#### Exercise aim
Leave out the pictures; transcribe all else exactly.

···

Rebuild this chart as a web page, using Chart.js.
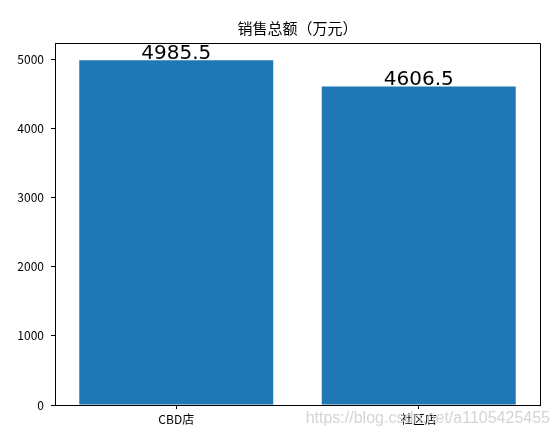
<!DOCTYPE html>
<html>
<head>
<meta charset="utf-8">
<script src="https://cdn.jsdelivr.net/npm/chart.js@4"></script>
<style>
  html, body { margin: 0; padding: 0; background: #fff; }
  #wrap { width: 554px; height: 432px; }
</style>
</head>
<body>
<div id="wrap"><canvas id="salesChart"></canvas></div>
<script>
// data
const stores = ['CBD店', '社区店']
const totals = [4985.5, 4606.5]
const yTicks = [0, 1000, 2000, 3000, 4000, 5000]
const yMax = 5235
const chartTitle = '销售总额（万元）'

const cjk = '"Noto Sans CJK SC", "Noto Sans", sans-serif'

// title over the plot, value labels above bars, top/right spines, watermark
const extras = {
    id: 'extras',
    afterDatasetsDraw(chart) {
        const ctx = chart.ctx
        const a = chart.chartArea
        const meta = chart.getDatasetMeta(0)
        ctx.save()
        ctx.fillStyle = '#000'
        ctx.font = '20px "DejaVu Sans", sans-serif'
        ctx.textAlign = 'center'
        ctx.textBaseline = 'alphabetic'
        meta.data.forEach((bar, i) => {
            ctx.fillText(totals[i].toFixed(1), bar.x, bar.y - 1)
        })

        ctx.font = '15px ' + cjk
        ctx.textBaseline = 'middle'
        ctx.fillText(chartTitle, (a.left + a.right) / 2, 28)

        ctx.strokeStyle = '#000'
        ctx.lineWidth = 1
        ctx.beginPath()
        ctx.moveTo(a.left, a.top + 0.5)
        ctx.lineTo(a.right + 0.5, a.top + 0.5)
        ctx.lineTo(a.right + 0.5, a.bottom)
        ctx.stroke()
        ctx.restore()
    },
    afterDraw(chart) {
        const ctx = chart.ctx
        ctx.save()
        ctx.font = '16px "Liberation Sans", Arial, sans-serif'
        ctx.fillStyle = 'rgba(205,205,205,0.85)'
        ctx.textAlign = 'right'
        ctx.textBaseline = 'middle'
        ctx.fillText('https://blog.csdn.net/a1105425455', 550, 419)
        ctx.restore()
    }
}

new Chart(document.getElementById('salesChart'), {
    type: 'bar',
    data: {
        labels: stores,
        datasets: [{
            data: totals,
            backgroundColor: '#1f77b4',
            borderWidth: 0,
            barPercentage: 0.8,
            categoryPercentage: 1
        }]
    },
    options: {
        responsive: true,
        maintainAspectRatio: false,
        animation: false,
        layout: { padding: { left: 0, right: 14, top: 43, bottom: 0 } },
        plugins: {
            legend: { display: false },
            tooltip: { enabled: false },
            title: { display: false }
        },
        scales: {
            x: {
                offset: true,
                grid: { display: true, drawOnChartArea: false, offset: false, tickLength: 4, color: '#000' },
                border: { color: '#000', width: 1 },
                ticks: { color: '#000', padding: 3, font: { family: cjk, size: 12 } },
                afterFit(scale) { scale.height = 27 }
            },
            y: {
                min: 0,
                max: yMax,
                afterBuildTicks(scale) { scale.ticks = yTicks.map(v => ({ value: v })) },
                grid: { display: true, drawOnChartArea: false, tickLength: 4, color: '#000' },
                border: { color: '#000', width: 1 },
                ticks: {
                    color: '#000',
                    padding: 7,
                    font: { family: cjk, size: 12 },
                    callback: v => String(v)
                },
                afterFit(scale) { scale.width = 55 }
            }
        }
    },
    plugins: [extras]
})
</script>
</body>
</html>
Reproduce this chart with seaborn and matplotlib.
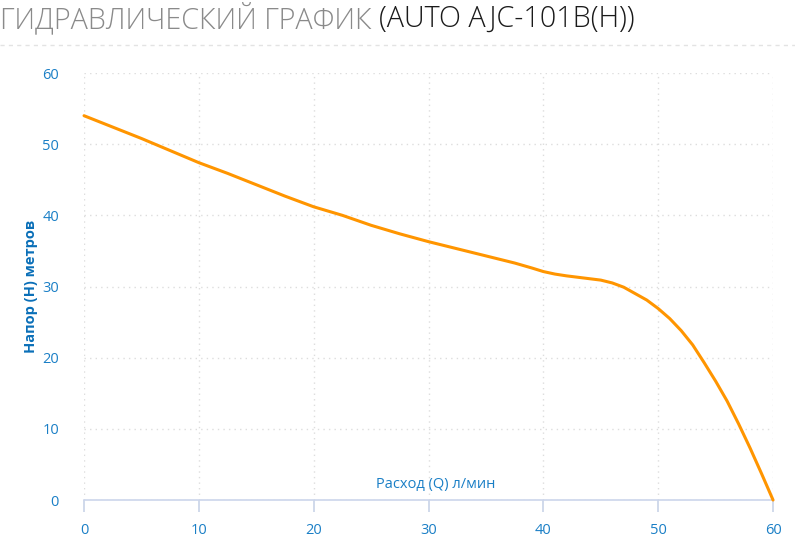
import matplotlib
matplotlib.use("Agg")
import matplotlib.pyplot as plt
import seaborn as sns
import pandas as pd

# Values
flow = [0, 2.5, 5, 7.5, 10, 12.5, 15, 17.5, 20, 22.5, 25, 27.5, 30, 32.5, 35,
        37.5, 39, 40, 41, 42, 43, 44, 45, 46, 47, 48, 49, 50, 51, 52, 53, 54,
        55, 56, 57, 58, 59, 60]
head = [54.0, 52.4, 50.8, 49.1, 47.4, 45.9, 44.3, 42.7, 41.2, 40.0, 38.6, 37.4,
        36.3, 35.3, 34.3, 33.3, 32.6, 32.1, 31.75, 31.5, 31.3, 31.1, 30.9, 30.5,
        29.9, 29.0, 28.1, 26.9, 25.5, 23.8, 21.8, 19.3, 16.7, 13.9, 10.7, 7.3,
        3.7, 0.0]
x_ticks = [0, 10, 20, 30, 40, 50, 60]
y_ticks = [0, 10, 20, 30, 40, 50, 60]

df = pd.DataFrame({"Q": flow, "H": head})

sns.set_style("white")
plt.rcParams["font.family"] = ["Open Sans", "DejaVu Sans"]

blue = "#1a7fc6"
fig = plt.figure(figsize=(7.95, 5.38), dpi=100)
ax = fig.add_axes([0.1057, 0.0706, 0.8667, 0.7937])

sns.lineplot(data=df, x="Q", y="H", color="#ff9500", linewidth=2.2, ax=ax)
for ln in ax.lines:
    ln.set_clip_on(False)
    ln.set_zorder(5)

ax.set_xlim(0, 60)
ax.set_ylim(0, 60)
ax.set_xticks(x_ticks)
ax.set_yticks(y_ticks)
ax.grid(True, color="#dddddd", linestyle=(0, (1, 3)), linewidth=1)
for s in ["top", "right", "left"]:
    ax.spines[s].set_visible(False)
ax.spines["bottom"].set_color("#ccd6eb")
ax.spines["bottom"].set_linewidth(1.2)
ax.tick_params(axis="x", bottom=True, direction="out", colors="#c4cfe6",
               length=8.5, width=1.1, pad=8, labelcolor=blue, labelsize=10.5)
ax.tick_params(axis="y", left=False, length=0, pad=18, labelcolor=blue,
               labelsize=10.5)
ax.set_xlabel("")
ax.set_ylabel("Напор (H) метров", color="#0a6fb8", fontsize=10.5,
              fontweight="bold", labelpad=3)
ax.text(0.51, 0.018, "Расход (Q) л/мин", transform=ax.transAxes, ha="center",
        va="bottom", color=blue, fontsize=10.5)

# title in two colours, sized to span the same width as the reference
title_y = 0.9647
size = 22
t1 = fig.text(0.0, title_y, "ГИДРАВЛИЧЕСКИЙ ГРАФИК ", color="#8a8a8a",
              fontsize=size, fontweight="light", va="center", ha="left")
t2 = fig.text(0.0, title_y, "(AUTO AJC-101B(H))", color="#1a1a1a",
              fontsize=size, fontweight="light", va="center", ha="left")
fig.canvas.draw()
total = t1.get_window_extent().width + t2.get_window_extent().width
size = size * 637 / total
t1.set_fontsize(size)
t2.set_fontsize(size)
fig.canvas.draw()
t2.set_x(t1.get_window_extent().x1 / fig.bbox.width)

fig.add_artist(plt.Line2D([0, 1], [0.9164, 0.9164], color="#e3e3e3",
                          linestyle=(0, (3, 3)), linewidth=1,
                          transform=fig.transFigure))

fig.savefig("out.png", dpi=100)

···

#### Response
Rebuild this chart as a web page, using Chart.js.
<!DOCTYPE html>
<html>
<head>
<meta charset="utf-8">
<script src="https://cdn.jsdelivr.net/npm/chart.js@4"></script>
<style>
  html, body { margin: 0; padding: 0; background: #fff; }
  #wrap { width: 554px; height: 432px; }
</style>
</head>
<body>
<div id="wrap"><canvas id="salesChart"></canvas></div>
<script>
// data
const stores = ['CBD店', '社区店']
const totals = [4985.5, 4606.5]
const yTicks = [0, 1000, 2000, 3000, 4000, 5000]
const yMax = 5235
const chartTitle = '销售总额（万元）'

const cjk = '"Noto Sans CJK SC", "Noto Sans", sans-serif'

// title over the plot, value labels above bars, top/right spines, watermark
const extras = {
    id: 'extras',
    afterDatasetsDraw(chart) {
        const ctx = chart.ctx
        const a = chart.chartArea
        const meta = chart.getDatasetMeta(0)
        ctx.save()
        ctx.fillStyle = '#000'
        ctx.font = '20px "DejaVu Sans", sans-serif'
        ctx.textAlign = 'center'
        ctx.textBaseline = 'alphabetic'
        meta.data.forEach((bar, i) => {
            ctx.fillText(totals[i].toFixed(1), bar.x, bar.y - 1)
        })

        ctx.font = '15px ' + cjk
        ctx.textBaseline = 'middle'
        ctx.fillText(chartTitle, (a.left + a.right) / 2, 28)

        ctx.strokeStyle = '#000'
        ctx.lineWidth = 1
        ctx.beginPath()
        ctx.moveTo(a.left, a.top + 0.5)
        ctx.lineTo(a.right + 0.5, a.top + 0.5)
        ctx.lineTo(a.right + 0.5, a.bottom)
        ctx.stroke()
        ctx.restore()
    },
    afterDraw(chart) {
        const ctx = chart.ctx
        ctx.save()
        ctx.font = '16px "Liberation Sans", Arial, sans-serif'
        ctx.fillStyle = 'rgba(205,205,205,0.85)'
        ctx.textAlign = 'right'
        ctx.textBaseline = 'middle'
        ctx.fillText('https://blog.csdn.net/a1105425455', 550, 419)
        ctx.restore()
    }
}

new Chart(document.getElementById('salesChart'), {
    type: 'bar',
    data: {
        labels: stores,
        datasets: [{
            data: totals,
            backgroundColor: '#1f77b4',
            borderWidth: 0,
            barPercentage: 0.8,
            categoryPercentage: 1
        }]
    },
    options: {
        responsive: true,
        maintainAspectRatio: false,
        animation: false,
        layout: { padding: { left: 0, right: 14, top: 43, bottom: 0 } },
        plugins: {
            legend: { display: false },
            tooltip: { enabled: false },
            title: { display: false }
        },
        scales: {
            x: {
                offset: true,
                grid: { display: true, drawOnChartArea: false, offset: false, tickLength: 4, color: '#000' },
                border: { color: '#000', width: 1 },
                ticks: { color: '#000', padding: 3, font: { family: cjk, size: 12 } },
                afterFit(scale) { scale.height = 27 }
            },
            y: {
                min: 0,
                max: yMax,
                afterBuildTicks(scale) { scale.ticks = yTicks.map(v => ({ value: v })) },
                grid: { display: true, drawOnChartArea: false, tickLength: 4, color: '#000' },
                border: { color: '#000', width: 1 },
                ticks: {
                    color: '#000',
                    padding: 7,
                    font: { family: cjk, size: 12 },
                    callback: v => String(v)
                },
                afterFit(scale) { scale.width = 55 }
            }
        }
    },
    plugins: [extras]
})
</script>
</body>
</html>
Reproduce this chart with seaborn and matplotlib.
import matplotlib
matplotlib.use("Agg")
import matplotlib.pyplot as plt
import seaborn as sns
import pandas as pd

# Values
flow = [0, 2.5, 5, 7.5, 10, 12.5, 15, 17.5, 20, 22.5, 25, 27.5, 30, 32.5, 35,
        37.5, 39, 40, 41, 42, 43, 44, 45, 46, 47, 48, 49, 50, 51, 52, 53, 54,
        55, 56, 57, 58, 59, 60]
head = [54.0, 52.4, 50.8, 49.1, 47.4, 45.9, 44.3, 42.7, 41.2, 40.0, 38.6, 37.4,
        36.3, 35.3, 34.3, 33.3, 32.6, 32.1, 31.75, 31.5, 31.3, 31.1, 30.9, 30.5,
        29.9, 29.0, 28.1, 26.9, 25.5, 23.8, 21.8, 19.3, 16.7, 13.9, 10.7, 7.3,
        3.7, 0.0]
x_ticks = [0, 10, 20, 30, 40, 50, 60]
y_ticks = [0, 10, 20, 30, 40, 50, 60]

df = pd.DataFrame({"Q": flow, "H": head})

sns.set_style("white")
plt.rcParams["font.family"] = ["Open Sans", "DejaVu Sans"]

blue = "#1a7fc6"
fig = plt.figure(figsize=(7.95, 5.38), dpi=100)
ax = fig.add_axes([0.1057, 0.0706, 0.8667, 0.7937])

sns.lineplot(data=df, x="Q", y="H", color="#ff9500", linewidth=2.2, ax=ax)
for ln in ax.lines:
    ln.set_clip_on(False)
    ln.set_zorder(5)

ax.set_xlim(0, 60)
ax.set_ylim(0, 60)
ax.set_xticks(x_ticks)
ax.set_yticks(y_ticks)
ax.grid(True, color="#dddddd", linestyle=(0, (1, 3)), linewidth=1)
for s in ["top", "right", "left"]:
    ax.spines[s].set_visible(False)
ax.spines["bottom"].set_color("#ccd6eb")
ax.spines["bottom"].set_linewidth(1.2)
ax.tick_params(axis="x", bottom=True, direction="out", colors="#c4cfe6",
               length=8.5, width=1.1, pad=8, labelcolor=blue, labelsize=10.5)
ax.tick_params(axis="y", left=False, length=0, pad=18, labelcolor=blue,
               labelsize=10.5)
ax.set_xlabel("")
ax.set_ylabel("Напор (H) метров", color="#0a6fb8", fontsize=10.5,
              fontweight="bold", labelpad=3)
ax.text(0.51, 0.018, "Расход (Q) л/мин", transform=ax.transAxes, ha="center",
        va="bottom", color=blue, fontsize=10.5)

# title in two colours, sized to span the same width as the reference
title_y = 0.9647
size = 22
t1 = fig.text(0.0, title_y, "ГИДРАВЛИЧЕСКИЙ ГРАФИК ", color="#8a8a8a",
              fontsize=size, fontweight="light", va="center", ha="left")
t2 = fig.text(0.0, title_y, "(AUTO AJC-101B(H))", color="#1a1a1a",
              fontsize=size, fontweight="light", va="center", ha="left")
fig.canvas.draw()
total = t1.get_window_extent().width + t2.get_window_extent().width
size = size * 637 / total
t1.set_fontsize(size)
t2.set_fontsize(size)
fig.canvas.draw()
t2.set_x(t1.get_window_extent().x1 / fig.bbox.width)

fig.add_artist(plt.Line2D([0, 1], [0.9164, 0.9164], color="#e3e3e3",
                          linestyle=(0, (3, 3)), linewidth=1,
                          transform=fig.transFigure))

fig.savefig("out.png", dpi=100)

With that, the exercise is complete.